La convocation systématique de l’Etat de droit à des fins politiques entretient la confusion autour de ce concept. A la fois omniprésent et insaisissable, sacralisé et contesté, l’Etat de droit est un ordre juridique étatique, protecteur de libertés et de droits fondamentaux, dont la garantie est assurée par un juge indépendant et impartial. De ce point de vue, il sort renforcé de cette énième affaire Sarkozy : la menace de voir le secret et l’impunité l’emporter a été déjouée.
A la suite des révélations de journalistes de Mediapart et au terme de dix ans d’enquête judiciaire, un procès équitable s’est tenu, dans le respect des droits de la défense. Fondé en droit, le jugement rendu établit des faits difficilement contestables et procède d’une motivation particulièrement détaillée. Les conditions du procès, comme le jugement à l’encontre de prévenus au statut exceptionnel, confortent l’indépendance d’une justice qui est souvent critiquée pour son laxisme à l’égard de la « délinquance en col blanc ».

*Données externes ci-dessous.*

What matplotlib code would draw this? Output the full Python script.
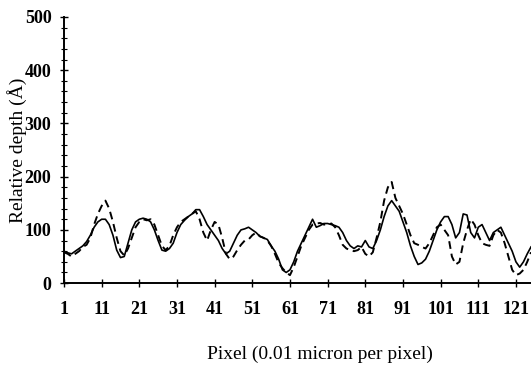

Le jugement du tribunal infirme l’image d’une justice à géométrie variable et illustre au contraire le principe de l’égalité devant la loi, qui doit être « la même pour tous, soit qu’elle protège, soit qu’elle punisse » (article 6 de la Déclaration des droits de l’homme et du citoyen de 1789). Le statut d’ancien chef de l’Etat n’est source d’aucun privilège.